Police have identified the victim as Utah resident Arthur Folasa Ah Loo, 39. The Utah medical examiner’s office will determine his official cause of death.
Utah resident Arturo Gamboa, 24, allegedly raised a gun and ran towards a protest crowd around 8 p.m., according to police.
Two people in neon vests armed with handguns, thought to be serving on a “peacekeeping team” for the event, then moved to intervene, police said.

“During interviews, detectives learned the two peacekeepers saw Gamboa move away from the crowd and move into a secluded area behind a wall — behavior they found suspicious,” a police statement reads.
“One of the peacekeepers told detectives he saw Gamboa pull out an AR-15-style rifle from a backpack and begin manipulating it,” the statement adds .”The peacekeepers drew their firearms and ordered Gamboa to drop the weapon.”
Witnesses said that Gamboa instead lifted his rifle and ran towards a crowd on State Street, holding the weapon in firing position.
“One of the individuals fired three rounds, striking Gamboa and tragically striking the man who later died,” Redd said at the press conference.
Neither police nor Gamboa fired any rounds.
Gamboa, who had a minor gunshot wound, was later found “hiding in a group of people,” Redd said, and officers recovered an AR-15 style assault rifle and a gas mask nearby.
Police “have developed probable cause that Gamboa acted under circumstances that showed a depraved indifference to human life, knowingly engaged in conduct that created a grave risk of death and ultimately caused the death of an innocent community member,” according to the department.
The 24-year-old had not yet been charged as of Sunday afternoon, and his only previous recorded interactions with law enforcement were two speeding tickets in 2023, The Salt Lake Tribune reports.
The actions of the apparent peacekeepers are also under investigation, and police have said the shooter is cooperating with officials. That individual is not currently in detention.
Utah 50501, which organized the Salt Lake City protest, is also in contact with police.
“Our team was directly involved. We have been in direct contact with law enforcement,” the group wrote on Facebook. “Our teams just had to deal with something extremely traumatizing and when faced with personal risk to their own lives, chose to run towards the danger in order to serve this community.”
The Salt Lake City “No Kings” protest drew an estimated 10,000 people.
The event joined a wave of “No Kings” protests across the country that drew an estimated 5 million attendees demonstrating against Donald Trump’s administration. More than 2,000 demonstrations in cities and small towns across the country participated.

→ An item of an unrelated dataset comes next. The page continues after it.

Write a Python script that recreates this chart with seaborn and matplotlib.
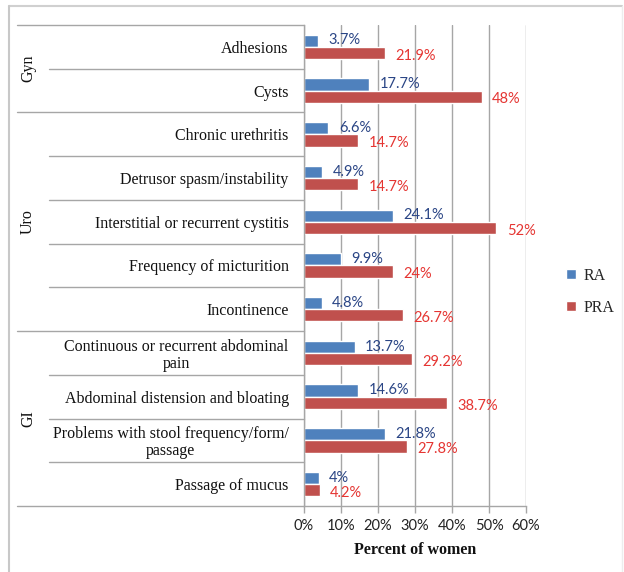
import matplotlib
matplotlib.use("Agg")
import matplotlib.pyplot as plt
import matplotlib.transforms as mtransforms
from matplotlib.lines import Line2D
import seaborn as sns
import pandas as pd

# ---- data ----
categories = [
    "Adhesions",
    "Cysts",
    "Chronic urethritis",
    "Detrusor spasm/instability",
    "Interstitial or recurrent cystitis",
    "Frequency of micturition",
    "Incontinence",
    "Continuous or recurrent abdominal\npain",
    "Abdominal distension and bloating",
    "Problems with stool frequency/form/\npassage",
    "Passage of mucus",
]
ra_values = [3.7, 17.7, 6.6, 4.9, 24.1, 9.9, 4.8, 13.7, 14.6, 21.8, 4.0]
pra_values = [21.9, 48.0, 14.7, 14.7, 52.0, 24.0, 26.7, 29.2, 38.7, 27.8, 4.2]
series_names = ["RA", "PRA"]
groups = ["Gyn", "Uro", "GI"]
group_sizes = [2, 5, 4]
x_ticks = [0, 10, 20, 30, 40, 50, 60]
x_tick_labels = ["0%", "10%", "20%", "30%", "40%", "50%", "60%"]

df = pd.DataFrame({
    "Category": categories * 2,
    "Series": [series_names[0]] * len(categories) + [series_names[1]] * len(categories),
    "Value": ra_values + pra_values,
})

# ---- style ----
sns.set_theme(style="white")
SERIF = ["Liberation Serif", "DejaVu Serif"]
SANS = ["Lato", "DejaVu Sans"]
plt.rcParams["font.family"] = SERIF

colors = {"RA": "#4F81BD", "PRA": "#C0504D"}
label_colors = {"RA": "#2A4585", "PRA": "#E53532"}
label_dy = {"RA": 0.2, "PRA": -2.0}
line_col = "#A6A6A6"

W, H = 624, 572
fig = plt.figure(figsize=(W / 100, H / 100), dpi=100)
x0, x1, y0, y1 = 304, 526, 25, 506
ax = fig.add_axes([x0 / W, 1 - y1 / H, (x1 - x0) / W, (y1 - y0) / H])

sns.barplot(data=df, y="Category", x="Value", hue="Series", order=categories,
            hue_order=series_names, palette=colors, width=0.56, orient="h",
            saturation=1, ax=ax, legend=True)

ax.set_xlim(0, 60)
ax.set_ylim(len(categories) - 0.5, -0.5)
ax.set_xticks(x_ticks)
ax.set_xticklabels(x_tick_labels, fontfamily=SANS, fontsize=10.5, color="#222222")
ax.tick_params(axis="x", length=5, width=1, color=line_col, pad=4, direction="out", bottom=True)
ax.tick_params(axis="y", length=0, pad=11)
ax.set_yticks(range(len(categories)))
ax.set_yticklabels(categories, fontsize=11.5, color="#111111")
for t in ax.get_yticklabels():
    t.set_multialignment("center")
    t.set_linespacing(1.05)
ax.set_ylabel("")
ax.set_xlabel("Percent of women", fontsize=11.5, fontweight="bold", labelpad=7, color="#111111")

ax.grid(axis="x", color=line_col, linewidth=1)
ax.set_axisbelow(True)
for s in ["top", "right"]:
    ax.spines[s].set_visible(False)
for s in ["left", "bottom"]:
    ax.spines[s].set_color(line_col)
    ax.spines[s].set_linewidth(1)

# value labels
for cont, name in zip(ax.containers, series_names):
    for bar in cont:
        v = bar.get_width()
        yc = bar.get_y() + bar.get_height() / 2
        ax.annotate(f"{v:g}%", xy=(v, yc), xytext=(7.5, label_dy[name]), textcoords="offset points",
                    ha="left", va="center", fontsize=10.5, fontfamily=SANS,
                    color=label_colors[name])

# separator lines on the left
trans = mtransforms.blended_transform_factory(ax.transAxes, ax.transData)
ax_w = x1 - x0
xg = (17 - x0) / ax_w
xi = (49 - x0) / ax_w
boundaries = [i - 0.5 for i in range(len(categories) + 1)]
group_edges = [-0.5]
for gs in group_sizes:
    group_edges.append(group_edges[-1] + gs)
for b in boundaries:
    start = xg if b in group_edges else xi
    ax.add_line(Line2D([start, 0], [b, b], transform=trans, color=line_col,
                       linewidth=1, clip_on=False))

# group labels
for g, lo, hi in zip(groups, group_edges[:-1], group_edges[1:]):
    ax.text((28 - x0) / ax_w, (lo + hi) / 2, g, transform=trans, rotation=90,
            ha="center", va="center", fontsize=11.5, color="#111111")

# legend
handles, labels = ax.get_legend_handles_labels()
ax.get_legend().remove()
fig.legend(handles, labels, loc="center left", bbox_to_anchor=(552 / W, 1 - 292 / H),
           frameon=False, fontsize=11.5, handlelength=0.6, handleheight=0.6,
           handletextpad=0.5, labelspacing=1.0)

# outer frame
fig.add_artist(Line2D([9 / W, 622 / W], [1 - 6 / H, 1 - 6 / H], transform=fig.transFigure,
                      color="#D0D0D0", linewidth=1.5))
fig.add_artist(Line2D([9 / W, 9 / W], [0, 1 - 6 / H], transform=fig.transFigure,
                      color="#C8C8C8", linewidth=1.5))
fig.add_artist(Line2D([622 / W, 622 / W], [0, 1 - 6 / H], transform=fig.transFigure,
                      color="#EDEDED", linewidth=1))

fig.savefig("out.png", dpi=100)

The protests occurred largely without incident, though there were sporadic arrests, and drivers struck demonstrators with their vehicles in Virginia and San Francisco. The latter incident sent at least one one person to the hospital with non-life-threatening injuries.
Police and protesters also clashed outside a federal building in Los Angeles, where police officers and sheriffs deputies in riot gear fired tear gas and rubber bullets at protesters following a week of demonstrations in the city against Trump’s aggressive anti-immigration agenda.